SmartMuffin posted...
hey foolmo can I commission you to create a WRPG that actually has a reasonable difficulty curve?

Sure I just need literally 100 million dollars

The problem is WRPGs are inherently unbalanceable due to being targeted at a crazy broad audience. You have people who just want the story, people who just care about RPG and combat, and you have people who like combat but then the instant it gets boring wants to ditch all that crap and just experience the story (me), and everyone in between.

You can't have discrete difficulty modes to support all playstyles, so it has to be in-game dynamic. RPGs usually do that with leveling, letting you stay underleveled for a challenge or overleveled for an easier time. But that's contradictory because people who want a challenge end up fighting less, while people who don't want to worry about fighting have to grind a lot.

You could have a bunch of content that is either combat-focused, or story-focused, but then you're splitting content in a weird way. There could be a really awesome boss with a cool story that I want to fight, but if I didn't play in a certain combat-centric way, I wouldn't be able to experience it (WoW was the worst at this which is why they added a thing to let you to experience raids much easier)

I think the best way is to give massive and unique combat rewards for non-combat gameplay. Questing and talking to people and exploring the world and such. This allows non-combat players to plow through combat when it's necessary without wasting their time, and also provides a way for combat players to be more interested in certain story content that they wouldn't care about otherwise.

Xenoblade does that pretty well while still maintaining the core RPG leveling system. It also sneakily introduces a lot of non-RPG difficulty, which provides a non-grinding way to get better at the game. Games like Mass effect 2 do this by using FPS mechanical skill to determine difficulty, but Xenoblade integrates its mechanics way better into traditional RPG gameplay. This is still difficulty to balance though, and Xenoblade ends up having some stat-gate bosses. But it's still probably the best example, especially towards the end where bosses are far more skill-based instead of stat-based (like FFX but more extreme).

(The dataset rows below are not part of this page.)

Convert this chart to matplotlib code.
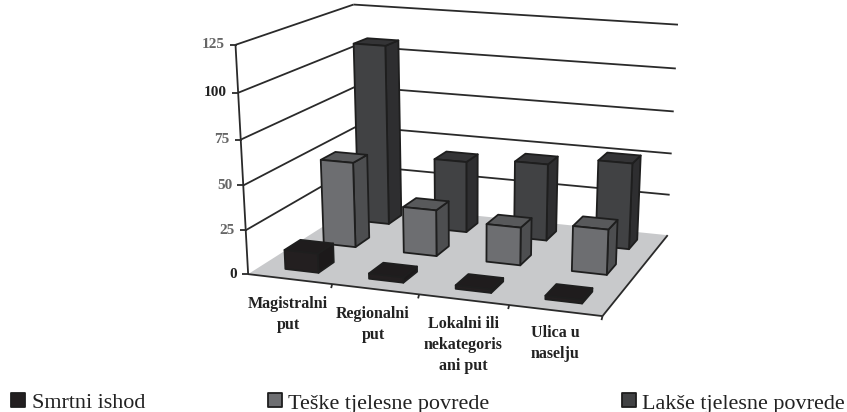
import numpy as np
import matplotlib
matplotlib.use("Agg")
import matplotlib.pyplot as plt
from matplotlib.patches import Polygon

categories = ["Magistralni\nput", "Regionalni\nput", "Lokalni ili\nnekategoris\nani put", "Ulica u\nnaselju"]
series_names = ["Smrtni ishod", "Teške tjelesne povrede", "Lakše tjelesne povrede"]
smrtni = [11, 3, 2, 2]
teske = [50, 27, 22, 26]
lakse = [108, 43, 46, 51]
y_ticks = [0, 25, 50, 75, 100, 125]

W, H = 847, 412
front = ["#231f20", "#6d6e71", "#414244"]
side = ["#1c191a", "#4d4e50", "#2e2e30"]
top = ["#1f1c1d", "#58595b", "#343436"]
EDGE = "#1e1e1e"
FLOOR = "#c8c9cb"

# camera: unit box corners (x, depth, value/125) -> pixel positions
box = [(0, 0, 0), (1, 0, 0), (1, 1, 0), (0, 1, 0), (0, 0, 1), (1, 0, 1), (1, 1, 1), (0, 1, 1)]
pix = [(247, 274), (602, 315), (668, 236), (360, 204), (236, 43), (612, 75), (677, 22), (353, 6)]
A = []
b = []
for (X, Y, Z), (u, v) in zip(box, pix):
    A.append([X, Y, Z, 1, 0, 0, 0, 0, -u * X, -u * Y, -u * Z])
    b.append(u)
    A.append([0, 0, 0, 0, X, Y, Z, 1, -v * X, -v * Y, -v * Z])
    b.append(v)
p = np.linalg.lstsq(np.array(A, float), np.array(b, float), rcond=None)[0]
P = np.append(p, 1.0).reshape(3, 4)


def proj(x, d, val):
    q = P @ np.array([x, d, val / 125.0, 1.0])
    return q[0] / q[2], q[1] / q[2]


plt.rcParams["font.family"] = ["Liberation Serif", "DejaVu Serif"]
fig = plt.figure(figsize=(W / 100, H / 100), dpi=100, facecolor="white")
ax = fig.add_axes([0, 0, 1, 1])
ax.set_xlim(0, W)
ax.set_ylim(H, 0)
ax.axis("off")


def poly(pts, fc, ec=EDGE, lw=1.3, z=2):
    ax.add_patch(Polygon(pts, closed=True, fc=fc, ec=ec, lw=lw, zorder=z, joinstyle="round"))


def line(a, b_, lw=1.3, z=1.5):
    ax.plot([a[0], b_[0]], [a[1], b_[1]], color="#2a2a2a", lw=lw, zorder=z, solid_capstyle="butt")


# floor
poly([proj(0, 0, 0), proj(1, 0, 0), proj(1, 1, 0), proj(0, 1, 0)], FLOOR, ec="none", z=1)
line(proj(0, 0, 0), proj(1, 0, 0), z=6)
line(proj(1, 0, 0), proj(1, 1, 0), z=6)

# walls: gridlines and axis
for t in y_ticks:
    if t > 0:
        line(proj(0, 0, t), proj(0, 1, t))
        line(proj(0, 1, t), proj(1, 1, t))
    u, v = proj(0, 0, t)
    line((u - 6, v), (u + 1, v), z=6)
    ax.text(u - 11, v, str(t), ha="right", va="center", fontsize=11, fontweight="bold",
            color="#222222" if t in (0, 100) else "#666666", zorder=7)
line(proj(0, 0, 0), proj(0, 0, 125), z=6)

# bars, drawn back to front
bar_w = 0.40 / 4
bar_d = 0.40 / 3
values = [smrtni, teske, lakse]
for s in [2, 1, 0]:
    d0 = (s + 0.5) / 3 - bar_d / 2
    d1 = d0 + bar_d
    for c in range(len(categories)):
        x0 = (c + 0.5) / 4 - bar_w / 2
        x1 = x0 + bar_w
        v = values[s][c]
        poly([proj(x1, d0, 0), proj(x1, d1, 0), proj(x1, d1, v), proj(x1, d0, v)], side[s], z=3)
        poly([proj(x0, d0, v), proj(x1, d0, v), proj(x1, d1, v), proj(x0, d1, v)], top[s], z=3)
        poly([proj(x0, d0, 0), proj(x1, d0, 0), proj(x1, d0, v), proj(x0, d0, v)], front[s], z=3)

# category ticks and labels
for i in range(1, 5):
    a_ = proj(i / 4, 0, 0)
    line(a_, (a_[0] - 1, a_[1] + 4), z=6)
label_pos = [(288, 296), (373, 306), (463, 316), (555, 325)]
for i, (u, v) in enumerate(label_pos):
    ax.text(u, v, categories[i], ha="center", va="top", fontsize=11.5, fontweight="bold",
            color="#222222", linespacing=1.4, zorder=7)

# legend
leg_sq = [(11, 393), (268, 393), (622, 393)]
leg_tx = [(32, 404), (288, 404), (642, 404)]
for s, name in enumerate(series_names):
    sx, sy = leg_sq[s]
    poly([(sx, sy), (sx + 14, sy), (sx + 14, sy + 14), (sx, sy + 14)], front[s], z=7)
    ax.text(leg_tx[s][0], leg_tx[s][1], name, ha="left", va="center", fontsize=15.9,
            color="#222222", zorder=7)

fig.savefig("out.png", dpi=100)
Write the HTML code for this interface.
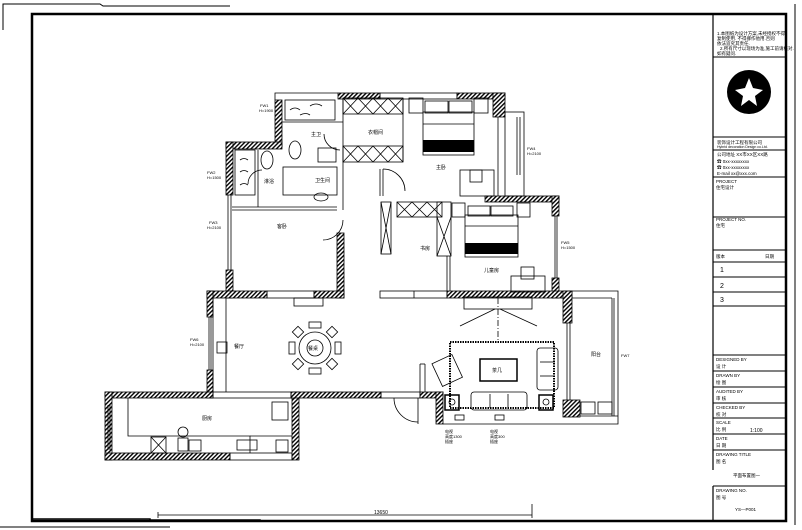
<!DOCTYPE html>
<html><head><meta charset="utf-8"><style>
html,body{margin:0;padding:0;background:#fff;}
svg{display:block}
text{font-family:"Liberation Sans","Noto Sans CJK SC",sans-serif;fill:#000}
</style></head><body>
<svg width="802" height="530" viewBox="0 0 802 530" xmlns="http://www.w3.org/2000/svg">
<defs>
<pattern id="h" width="3" height="3" patternUnits="userSpaceOnUse" patternTransform="rotate(45)">
<rect width="3" height="3" fill="#fff"/><rect width="1.4" height="3" fill="#000"/>
</pattern>
</defs>
<g fill="none" stroke="#000">
<!-- frames -->
<polyline points="3,30 3,4 100,4 103,6 230,6" stroke-width="1"/>
<rect x="32" y="14" width="754" height="507" stroke-width="2.5"/>
<line x1="0" y1="527" x2="170" y2="527" stroke-width="1"/>
<line x1="795" y1="4" x2="795" y2="525" stroke-width="1"/>
<!-- title block -->
<line x1="713" y1="14" x2="713" y2="470" stroke-width="1.2"/>
<line x1="713" y1="486" x2="713" y2="521" stroke-width="1.2"/>
<g stroke-width="1">
<line x1="713" y1="57" x2="786" y2="57"/>
<line x1="713" y1="137" x2="786" y2="137"/>
<line x1="713" y1="150" x2="786" y2="150"/>
<line x1="713" y1="177" x2="786" y2="177"/>
<line x1="713" y1="217" x2="786" y2="217"/>
<line x1="713" y1="250" x2="786" y2="250"/>
<line x1="713" y1="262" x2="786" y2="262"/>
<line x1="713" y1="277" x2="786" y2="277"/>
<line x1="713" y1="292" x2="786" y2="292"/>
<line x1="713" y1="306" x2="786" y2="306"/>
<line x1="713" y1="355" x2="786" y2="355"/>
<line x1="713" y1="371" x2="786" y2="371"/>
<line x1="713" y1="387" x2="786" y2="387"/>
<line x1="713" y1="403" x2="786" y2="403"/>
<line x1="713" y1="418" x2="786" y2="418"/>
<line x1="713" y1="434" x2="786" y2="434"/>
<line x1="713" y1="450" x2="786" y2="450"/>
<line x1="713" y1="486" x2="786" y2="486"/>
</g>
</g>
<!-- logo -->
<circle cx="749" cy="92" r="22" fill="#000"/>
<path d="M749,78 L753,88 L763,90 L755,96 L757,106 L749,100 L741,106 L743,96 L735,90 L745,88 Z" fill="#fff"/>
<g font-size="4.5">
<text x="717" y="35">1.本图纸为设计方案,未经授权不得</text>
<text x="717" y="40">复制使用. 不得挪作他用.否则</text>
<text x="717" y="45">依法追究其责任.</text>
<text x="720" y="50">2.所有尺寸以现场为准,施工前请核对.</text>
<text x="717" y="55">如有疑问.</text>
<text x="717" y="144">装饰设计工程有限公司</text>
<text x="717" y="148" font-size="3.5">Hybrid decoration Design co.Ltd.</text>
<text x="717" y="156">公司地址 XX市XX区XX路</text>
<text x="717" y="163">☎ 0xx-xxxxxxxx</text>
<text x="717" y="169">☎ 0xx-xxxxxxxx</text>
<text x="717" y="175">E-mail xx@xxx.com</text>
<text x="716" y="183">PROJECT</text>
<text x="716" y="189">住宅设计</text>
<text x="716" y="221">PROJECT NO.</text>
<text x="716" y="227">住宅</text>
<text x="716" y="258">版本</text><text x="765" y="258">日期</text>
<text x="716" y="361">DESIGNED BY</text><text x="716" y="368">设 计</text>
<text x="716" y="377">DRAWN BY</text><text x="716" y="384">绘 图</text>
<text x="716" y="393">AUDITED BY</text><text x="716" y="400">审 核</text>
<text x="716" y="409">CHECKED BY</text><text x="716" y="416">校 对</text>
<text x="716" y="424">SCALE</text><text x="716" y="431">比 例</text>
<text x="716" y="440">DATE</text><text x="716" y="447">日 期</text>
<text x="716" y="456">DRAWING TITLE</text><text x="716" y="463">图 名</text>
<text x="733" y="477">平面布置图一</text>
<text x="716" y="492">DRAWING NO.</text><text x="716" y="499">图 号</text>
<text x="735" y="511">YS—P001</text>
</g>
<g font-size="7"><text x="720" y="272">1</text><text x="720" y="288">2</text><text x="720" y="302">3</text></g>
<text x="750" y="432" font-size="5">1:100</text>

<!-- walls (hatched) -->
<g fill="url(#h)" stroke="#000" stroke-width="0.8">
<rect x="338" y="93" width="42" height="6"/>
<rect x="457" y="93" width="48" height="6"/>
<rect x="275" y="100" width="7" height="47"/>
<rect x="493" y="93" width="12" height="24"/>
<rect x="226" y="142" width="56" height="7"/>
<rect x="226" y="142" width="7" height="53"/>
<rect x="226" y="270" width="7" height="28"/>
<rect x="337" y="233" width="7" height="65"/>
<rect x="207" y="291" width="60" height="7"/>
<rect x="314" y="291" width="30" height="7"/>
<rect x="485" y="196" width="74" height="6"/>
<rect x="552" y="196" width="7" height="20"/>
<rect x="552" y="278" width="7" height="20"/>
<rect x="447" y="291" width="125" height="7"/>
<rect x="207" y="291" width="6" height="26"/>
<rect x="207" y="370" width="6" height="28"/>
<rect x="563" y="291" width="9" height="32"/>
<rect x="563" y="400" width="17" height="17"/>
<rect x="105" y="392" width="108" height="6"/>
<rect x="105" y="392" width="7" height="68"/>
<rect x="105" y="453" width="125" height="7"/>
<rect x="292" y="392" width="7" height="68"/>
<rect x="291" y="392" width="90" height="6"/>
<rect x="420" y="392" width="23" height="6"/>
<rect x="436" y="392" width="7" height="32"/>
</g>
<!-- thin outlines -->
<g fill="none" stroke="#000" stroke-width="0.8">
<polyline points="275,100 275,93 338,93"/>
<rect x="380" y="93" width="77" height="6"/>
<rect x="505" y="112" width="19" height="84"/>
<line x1="517" y1="117" x2="517" y2="175"/><line x1="520" y1="117" x2="520" y2="175"/>
<line x1="228" y1="195" x2="228" y2="270"/><line x1="231" y1="195" x2="231" y2="270"/>
<rect x="267" y="291" width="47" height="7"/>
<rect x="380" y="291" width="67" height="7"/>
<line x1="414" y1="291" x2="414" y2="298"/>
<line x1="209" y1="317" x2="209" y2="370"/><line x1="211" y1="317" x2="211" y2="370"/>
<line x1="213" y1="298" x2="213" y2="392"/>
<line x1="226" y1="298" x2="226" y2="392"/>
<rect x="213" y="392" width="78" height="6"/>
<line x1="108" y1="405" x2="108" y2="450"/><line x1="110" y1="405" x2="110" y2="450"/>
<rect x="230" y="453" width="62" height="7"/>
<rect x="381" y="392" width="39" height="6"/>
<polyline points="572,291 618,291 618,424 443,424"/>
<line x1="572" y1="298" x2="612" y2="298"/>
<line x1="612" y1="298" x2="612" y2="416"/><line x1="614" y1="298" x2="614" y2="416"/>
<line x1="580" y1="416" x2="618" y2="416"/>
<line x1="567" y1="323" x2="567" y2="400"/><line x1="570" y1="323" x2="570" y2="400"/>
<rect x="581" y="402" width="14" height="12"/><rect x="598" y="402" width="14" height="12"/>
<line x1="555" y1="216" x2="555" y2="278"/><line x1="557" y1="216" x2="557" y2="278"/>
<line x1="498" y1="117" x2="498" y2="196"/>
<line x1="232" y1="207" x2="337" y2="207"/><line x1="232" y1="210" x2="337" y2="210"/>
<!-- bath top-left -->
<rect x="285" y="100" width="50" height="20"/>
<path d="M290,110 q5,-4 10,0 M310,106 q6,-4 12,0 M300,115 q6,-3 10,0"/>
<line x1="282" y1="122" x2="343" y2="122"/>
<ellipse cx="295" cy="150" rx="6" ry="9"/>
<rect x="318" y="148" width="18" height="14"/>
<line x1="343" y1="99" x2="343" y2="210"/>
<!-- small bath -->
<rect x="235" y="150" width="20" height="45"/>
<path d="M240,160 q4,-3 8,0 M240,172 q4,-3 8,0 M240,185 q4,-3 8,0"/>
<ellipse cx="267" cy="160" rx="6" ry="9"/>
<rect x="283" y="167" width="54" height="28"/>
<ellipse cx="321" cy="197" rx="7" ry="4"/>
<line x1="258" y1="150" x2="258" y2="207"/>
<!-- wardrobe top -->
<rect x="343" y="98" width="60" height="16"/>
<path d="M343,98 l15,16 M358,98 l-15,16 M358,98 l15,16 M373,98 l-15,16 M373,98 l15,16 M388,98 l-15,16 M388,98 l15,16 M403,98 l-15,16"/>
<rect x="343" y="146" width="60" height="16"/>
<path d="M343,146 l15,16 M358,146 l-15,16 M358,146 l15,16 M373,146 l-15,16 M373,146 l15,16 M388,146 l-15,16 M388,146 l15,16 M403,146 l-15,16"/>
<line x1="403" y1="98" x2="403" y2="162"/>
<line x1="380" y1="169" x2="380" y2="196"/><line x1="383" y1="169" x2="383" y2="196"/>
<path d="M383,169 a22,22 0 0 1 22,22"/>
<!-- master bed -->
<rect x="409" y="98" width="14" height="15"/><rect x="474" y="98" width="14" height="15"/>
<rect x="423" y="112" width="51" height="43"/>
<rect x="425" y="101" width="23" height="12"/><rect x="449" y="101" width="23" height="12"/>
<line x1="423" y1="124" x2="474" y2="124"/>
<rect x="460" y="170" width="34" height="26"/><rect x="470" y="170" width="12" height="12"/>
<!-- second room -->
<rect x="381" y="202" width="10" height="52"/>
<path d="M381,202 l10,52 M391,202 l-10,52"/>
<rect x="397" y="202" width="45" height="15"/>
<path d="M397,202 l15,15 M412,202 l-15,15 M412,202 l15,15 M427,202 l-15,15 M427,202 l15,15 M442,202 l-15,15"/>
<rect x="437" y="202" width="14" height="54"/>
<path d="M437,217 l14,39 M451,217 l-14,39"/>
<line x1="447" y1="256" x2="447" y2="291"/><line x1="450" y1="256" x2="450" y2="291"/>
<rect x="452" y="203" width="13" height="14"/><rect x="517" y="203" width="13" height="14"/>
<rect x="465" y="215" width="53" height="42"/>
<rect x="468" y="206" width="22" height="10"/><rect x="491" y="206" width="22" height="10"/>
<line x1="465" y1="226" x2="518" y2="226"/>
<rect x="511" y="276" width="34" height="16"/><rect x="521" y="267" width="13" height="12"/>
<!-- dining -->
<rect x="294" y="298" width="29" height="8"/>
<circle cx="315" cy="348" r="16"/><circle cx="315" cy="348" r="8"/>
<rect x="309" y="322" width="12" height="6"/><rect x="309" y="368" width="12" height="6"/>
<rect x="289" y="342" width="6" height="12"/><rect x="335" y="342" width="6" height="12"/>
<rect x="294" y="328" width="8" height="8" transform="rotate(45 298 332)"/>
<rect x="328" y="328" width="8" height="8" transform="rotate(45 332 332)"/>
<rect x="294" y="360" width="8" height="8" transform="rotate(45 298 364)"/>
<rect x="328" y="360" width="8" height="8" transform="rotate(45 332 364)"/>
<rect x="217" y="342" width="10" height="11"/>
<!-- kitchen -->
<polyline points="128,398 128,436 250,436 250,453"/>
<line x1="250" y1="436" x2="292" y2="436"/>
<rect x="151" y="437" width="15" height="16"/><path d="M151,437 l15,16 M166,437 l-15,16"/>
<rect x="178" y="438" width="10" height="13"/><rect x="189" y="440" width="12" height="11"/>
<circle cx="183" cy="432" r="5"/>
<rect x="237" y="440" width="20" height="10"/>
<rect x="272" y="402" width="16" height="18"/>
<rect x="276" y="440" width="12" height="12"/>
<!-- entrance door -->
<path d="M394,398 a24,24 0 0 0 24,24"/>
<line x1="418" y1="398" x2="418" y2="424"/>
<line x1="420" y1="364" x2="420" y2="392"/><line x1="425" y1="364" x2="425" y2="392"/>
<line x1="420" y1="364" x2="425" y2="364"/>
<!-- living -->
<rect x="464" y="297" width="68" height="12"/>
<line x1="498" y1="298" x2="498" y2="342" stroke-dasharray="6,2,1,2"/>
<path d="M460,326 L495,309 M500,309 L537,326"/>
<rect x="450" y="342" width="104" height="66" stroke-width="2" stroke-dasharray="1.5,1"/>
<rect x="480" y="359" width="37" height="22" stroke-width="1.5"/>
<rect x="471" y="392" width="56" height="18" rx="3"/>
<line x1="490" y1="394" x2="490" y2="408"/><line x1="508" y1="394" x2="508" y2="408"/>
<rect x="537" y="348" width="21" height="42" rx="3"/>
<line x1="540" y1="362" x2="555" y2="362"/><line x1="540" y1="376" x2="555" y2="376"/>
<rect x="436" y="358" width="22" height="25" transform="rotate(-25 447 370)"/>
<rect x="445" y="395" width="14" height="15" stroke-width="1.5"/><circle cx="452" cy="402" r="3"/>
<rect x="539" y="395" width="14" height="15" stroke-width="1.5"/><circle cx="546" cy="402" r="3"/>
<rect x="455" y="415" width="9" height="5"/><rect x="495" y="415" width="9" height="5"/>
<!-- small doors -->
<path d="M343,220 a20,20 0 0 1 -20,20"/>
<path d="M262,170 a14,14 0 0 0 -14,14"/>
<path d="M324,134 a16,16 0 0 0 16,16"/>
<!-- dimension -->
<line x1="158" y1="515" x2="532" y2="515"/>
<line x1="158" y1="512" x2="158" y2="518"/><line x1="532" y1="504" x2="532" y2="518"/>
</g>
<!-- bed bands -->
<rect x="423" y="140" width="51" height="12" fill="#000"/>
<rect x="465" y="243" width="53" height="11" fill="#000"/>
<polyline points="32,519 150,519 150,520 260,520 260,521" fill="none" stroke="#000" stroke-width="1.5"/>
<!-- labels -->
<g font-size="5">
<text x="368" y="134">衣帽间</text>
<text x="436" y="169">主卧</text>
<text x="311" y="136">主卫</text>
<text x="315" y="182">卫生间</text>
<text x="264" y="183">淋浴</text>
<text x="277" y="228">客卧</text>
<text x="420" y="250">书房</text>
<text x="484" y="272">儿童房</text>
<text x="234" y="348">餐厅</text>
<text x="202" y="420">厨房</text>
<text x="591" y="356">阳台</text>
<text x="308" y="350">餐桌</text>
<text x="492" y="372">茶几</text>
<text x="374" y="514">13650</text>
<text x="260" y="107" font-size="4">FW1</text><text x="259" y="112" font-size="4">H=1900</text>
<text x="207" y="174" font-size="4">FW2</text><text x="207" y="179" font-size="4">H=1500</text>
<text x="209" y="224" font-size="4">FW3</text><text x="207" y="229" font-size="4">H=2100</text>
<text x="527" y="150" font-size="4">FW4</text><text x="527" y="155" font-size="4">H=2100</text>
<text x="561" y="244" font-size="4">FW5</text><text x="561" y="249" font-size="4">H=1500</text>
<text x="190" y="341" font-size="4">FW6</text><text x="190" y="346" font-size="4">H=2100</text>
<text x="445" y="433" font-size="4">电视</text><text x="445" y="438" font-size="4">高度1300</text><text x="445" y="443" font-size="4">插座</text>
<text x="490" y="433" font-size="4">电视</text><text x="490" y="438" font-size="4">高度300</text><text x="490" y="443" font-size="4">插座</text>
<text x="621" y="357" font-size="4">FW7</text>
</g>
</svg>
</body></html>
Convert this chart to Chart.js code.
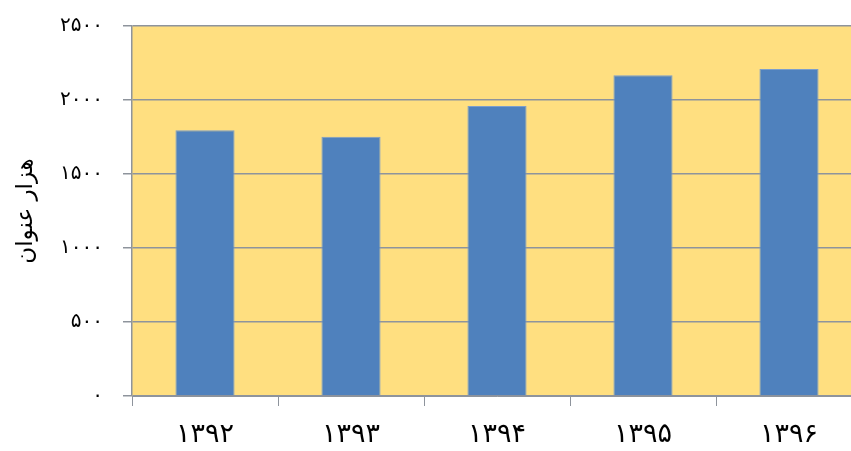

Those are JRPG examples, but the concept is similar. Dark Souls is a good WRPG example too. Tons of ways to get an advantage by doing story stuff, but you can also just grind a bunch, AND you can also get gud at the mechanics. It's self-balancing on multiple playstyle axes, not just the 1 combat-focused axis. For example, you can do this one quest to get a +5 lightning spear, OR you can grind 30000 souls to upgrade a spear to +5 lightning. Same result with a totally different gameplay path.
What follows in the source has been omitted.